▸ What is asked: Answer with a single number: the count of lines that hold "matplotlib".

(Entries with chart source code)

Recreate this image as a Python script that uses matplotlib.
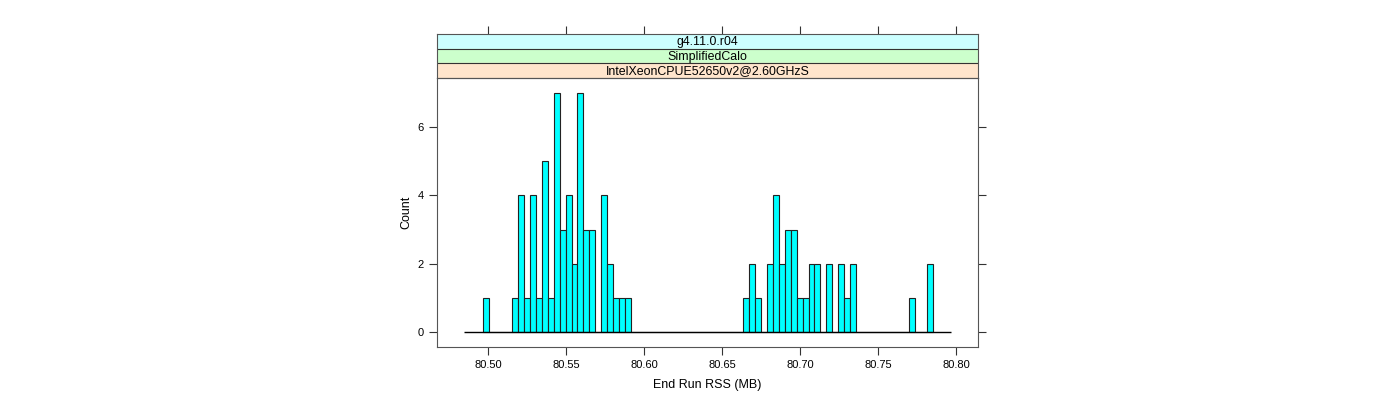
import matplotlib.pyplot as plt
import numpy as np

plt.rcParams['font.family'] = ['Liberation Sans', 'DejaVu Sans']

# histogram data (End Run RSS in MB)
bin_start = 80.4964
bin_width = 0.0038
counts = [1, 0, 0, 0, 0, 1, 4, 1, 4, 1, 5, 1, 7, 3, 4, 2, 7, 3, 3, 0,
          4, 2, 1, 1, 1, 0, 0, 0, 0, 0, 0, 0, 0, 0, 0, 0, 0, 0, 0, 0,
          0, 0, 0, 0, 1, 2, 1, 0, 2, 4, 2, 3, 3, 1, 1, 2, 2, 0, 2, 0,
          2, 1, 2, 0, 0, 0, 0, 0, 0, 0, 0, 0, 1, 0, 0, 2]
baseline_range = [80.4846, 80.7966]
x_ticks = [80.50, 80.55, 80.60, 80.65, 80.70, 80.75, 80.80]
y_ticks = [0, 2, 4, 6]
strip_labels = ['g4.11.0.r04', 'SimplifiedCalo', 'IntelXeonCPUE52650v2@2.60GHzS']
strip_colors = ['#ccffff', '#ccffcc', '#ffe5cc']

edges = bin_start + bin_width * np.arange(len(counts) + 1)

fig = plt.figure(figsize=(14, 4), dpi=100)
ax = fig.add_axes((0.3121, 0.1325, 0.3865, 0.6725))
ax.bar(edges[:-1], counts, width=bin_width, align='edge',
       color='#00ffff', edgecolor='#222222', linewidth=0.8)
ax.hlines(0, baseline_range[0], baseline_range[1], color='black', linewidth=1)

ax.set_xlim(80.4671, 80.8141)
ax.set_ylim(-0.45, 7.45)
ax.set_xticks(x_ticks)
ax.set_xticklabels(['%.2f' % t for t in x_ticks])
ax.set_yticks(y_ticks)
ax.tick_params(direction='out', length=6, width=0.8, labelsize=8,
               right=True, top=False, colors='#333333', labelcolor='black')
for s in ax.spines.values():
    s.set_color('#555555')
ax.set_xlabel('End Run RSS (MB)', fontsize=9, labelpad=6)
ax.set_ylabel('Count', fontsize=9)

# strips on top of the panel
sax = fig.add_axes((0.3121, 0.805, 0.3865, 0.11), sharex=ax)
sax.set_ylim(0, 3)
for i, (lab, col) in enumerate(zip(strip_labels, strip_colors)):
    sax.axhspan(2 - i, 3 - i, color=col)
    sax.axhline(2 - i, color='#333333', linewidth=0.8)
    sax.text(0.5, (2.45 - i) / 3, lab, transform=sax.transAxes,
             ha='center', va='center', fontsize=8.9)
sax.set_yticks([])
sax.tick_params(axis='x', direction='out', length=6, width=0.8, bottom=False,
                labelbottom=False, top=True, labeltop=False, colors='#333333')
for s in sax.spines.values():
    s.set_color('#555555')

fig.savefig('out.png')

--

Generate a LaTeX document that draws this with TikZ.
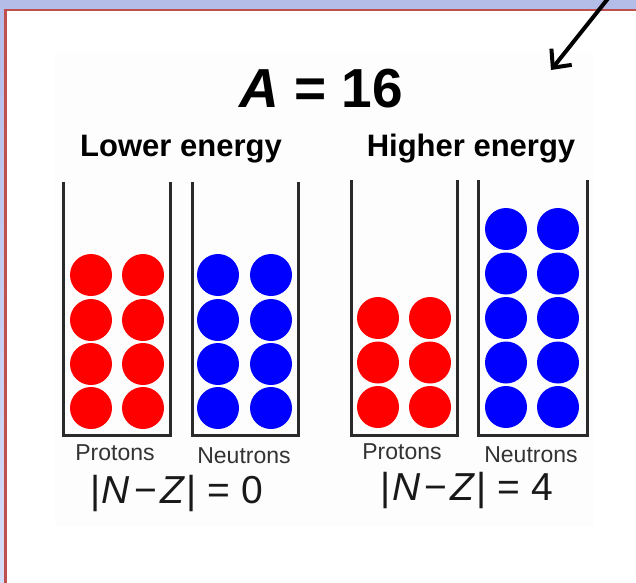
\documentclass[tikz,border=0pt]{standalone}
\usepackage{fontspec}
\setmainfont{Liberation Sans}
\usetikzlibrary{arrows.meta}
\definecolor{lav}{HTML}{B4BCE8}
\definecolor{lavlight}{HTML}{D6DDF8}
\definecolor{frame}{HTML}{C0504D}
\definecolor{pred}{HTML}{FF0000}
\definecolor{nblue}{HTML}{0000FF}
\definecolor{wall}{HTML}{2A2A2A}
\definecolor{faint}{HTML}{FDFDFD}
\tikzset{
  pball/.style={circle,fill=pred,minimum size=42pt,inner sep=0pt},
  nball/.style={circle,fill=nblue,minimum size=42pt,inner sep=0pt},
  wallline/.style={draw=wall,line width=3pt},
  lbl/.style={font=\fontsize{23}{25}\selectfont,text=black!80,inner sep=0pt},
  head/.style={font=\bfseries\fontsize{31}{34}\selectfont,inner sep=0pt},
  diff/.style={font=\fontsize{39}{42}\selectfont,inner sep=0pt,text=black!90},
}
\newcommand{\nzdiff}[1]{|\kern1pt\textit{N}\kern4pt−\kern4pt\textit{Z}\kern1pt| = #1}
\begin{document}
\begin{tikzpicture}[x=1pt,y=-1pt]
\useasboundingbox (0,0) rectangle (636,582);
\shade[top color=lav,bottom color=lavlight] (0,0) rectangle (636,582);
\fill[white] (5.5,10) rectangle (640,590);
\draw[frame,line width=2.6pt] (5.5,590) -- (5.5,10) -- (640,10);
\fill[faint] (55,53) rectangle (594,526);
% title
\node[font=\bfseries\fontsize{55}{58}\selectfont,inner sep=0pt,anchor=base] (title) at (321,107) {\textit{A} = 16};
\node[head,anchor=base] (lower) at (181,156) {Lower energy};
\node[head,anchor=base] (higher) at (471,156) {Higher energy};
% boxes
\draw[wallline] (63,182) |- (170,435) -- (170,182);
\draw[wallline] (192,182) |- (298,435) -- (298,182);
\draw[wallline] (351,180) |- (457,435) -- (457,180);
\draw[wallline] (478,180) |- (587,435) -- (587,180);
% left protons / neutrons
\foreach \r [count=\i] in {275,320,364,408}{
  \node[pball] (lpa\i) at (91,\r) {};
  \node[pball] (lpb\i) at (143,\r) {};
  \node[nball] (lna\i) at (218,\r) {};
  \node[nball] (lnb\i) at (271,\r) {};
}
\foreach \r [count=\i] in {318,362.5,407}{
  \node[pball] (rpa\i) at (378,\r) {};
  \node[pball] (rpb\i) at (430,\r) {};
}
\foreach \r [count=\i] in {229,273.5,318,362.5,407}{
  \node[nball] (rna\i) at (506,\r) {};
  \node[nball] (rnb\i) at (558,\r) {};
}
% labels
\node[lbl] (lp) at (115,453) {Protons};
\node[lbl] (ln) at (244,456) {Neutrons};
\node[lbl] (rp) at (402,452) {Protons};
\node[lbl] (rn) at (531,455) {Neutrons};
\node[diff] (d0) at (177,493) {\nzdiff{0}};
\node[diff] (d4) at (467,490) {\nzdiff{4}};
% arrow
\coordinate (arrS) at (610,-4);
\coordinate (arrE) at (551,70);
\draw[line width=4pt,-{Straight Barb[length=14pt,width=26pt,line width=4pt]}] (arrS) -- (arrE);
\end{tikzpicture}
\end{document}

▸ Task answer: 2